Increased register pressure can cause lower performance via reduced occupancy (although there is, generally speaking, no strong correlation between occupancy and performance). register pressure induced performance drops are fairly common on sm_2x devices, less common on sm_30 devices, and relatively uncommon on sm_35 and later architectures. This is due to improvements to the architecture: larger register file, increased number of registers per thread block, larger number of simultaneous thread blocks resident on an SM.
I would suggest filing a bug to get this sorted out.
Update:
I found the maxregcount flag and set that to 24 on CUDA6 to match CUDA5 regcount… verified that
it is using this new limit by running Visual Profiler. However, the speed does not improve with
the lower register count.
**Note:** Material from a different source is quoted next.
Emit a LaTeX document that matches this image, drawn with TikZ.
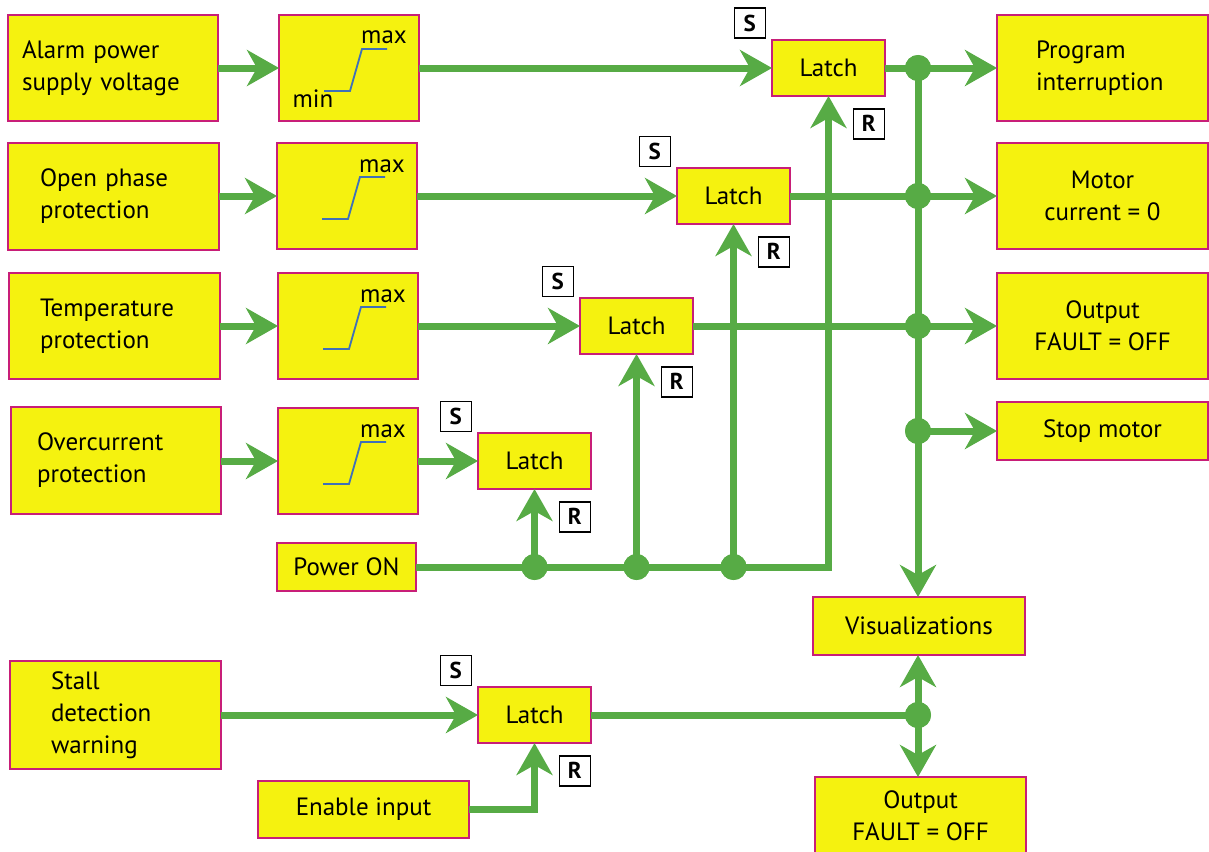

I may be able to compare PTX files and see if there is anything obvious different.
Frequently, imposing register limits on the compiler that are lower more than 1 or 2 registers compared to the number picked by the compiler itself does no improve execution time because (1) the compiler tries to reduce register pressure by repeating previously performed computation, i.e. undoing CSE or strength reduction (2) if that does not reduce the register count enough, starts spilling registers to local memory. This usually increases execution times due to increases in dynamic instruction count and memory traffic.
Since PTX is just an intermediate representation, that is compiled rather than assembled, looking at PTX usually is not helpful to identify code generation issues. For that, one has to inspect the machine code (SASS) which can be extracted from the binary by use of cuobjdump --dump-sass.
I think I have traced the problem to global memory loads.
There are 2 within a tight loop. If I get rid of those, the code
speeds up tremendously of course.
I found this option (see below) in the -Ptxas subtopic of the nvcc args,
but there does not seem to be a description of what these do.
I didn’t find anything in the PTX doc on the site to indicate what the args are, for the PTX assembler command itself. Maybe I am missing it.
Do you know where I can find the definition of these various cache options?
–def-load-cache ca cg cs lu cv (the options list were in an online book, not from NVIDIA, but NVIDIA’s current docs has the --def-load-cache option listed)
See PTX specification, section 8.7.6.1. Cache Operators. Except for rare cases, it is not something you would want to play with on modern architectures. The last time I used -dlcm was years ago. The default used to be .ca
Tight loops that dominate overall app-level performance can easily lead to significant performance differences due to code generation artifacts that are mostly harmless otherweise. I have run into several such cases in the past, one of which is still tracked in an open compiler bug that I have worked around through course code changes in the meantime.
I think you have applied enough due diligence at this point to proceed to filing a bug, so that is what I would suggest as the next step.
Thanks for the info. I’ll see about the bug report, that looks more involved if I have to prep a standalone test case. FYI, I tried those cache options to see what would happen, and they just made it a few seconds slower, nothing notable.
By the way, I see some other anecdotal reports of slowdown with CUDA 6, but this on Mac:
Standalone test cases are the only way to reproduce reports of performance drops. That is the first step that happens before the compiler team starts root cause analysis. Having filed bugs not only against the CUDA compiler but several other tool chains throughput my career, I understand that creating a cut-down repro code for a bug report requires some work. Thank you for your help.
With every CUDA release, among the millions of CUDA kernels out in the wild, there will be some that experience a performance drop. Generally speaking this happens with every tool chain that is still being actively maintained and improved, and is not an issue particular to CUDA. I tried to outline some of the reasons above. Each reported issue needs to be looked at individually: only after a root cause has been determined can one say with certainty that it is identical to, or different from, the root cause behind some other observation.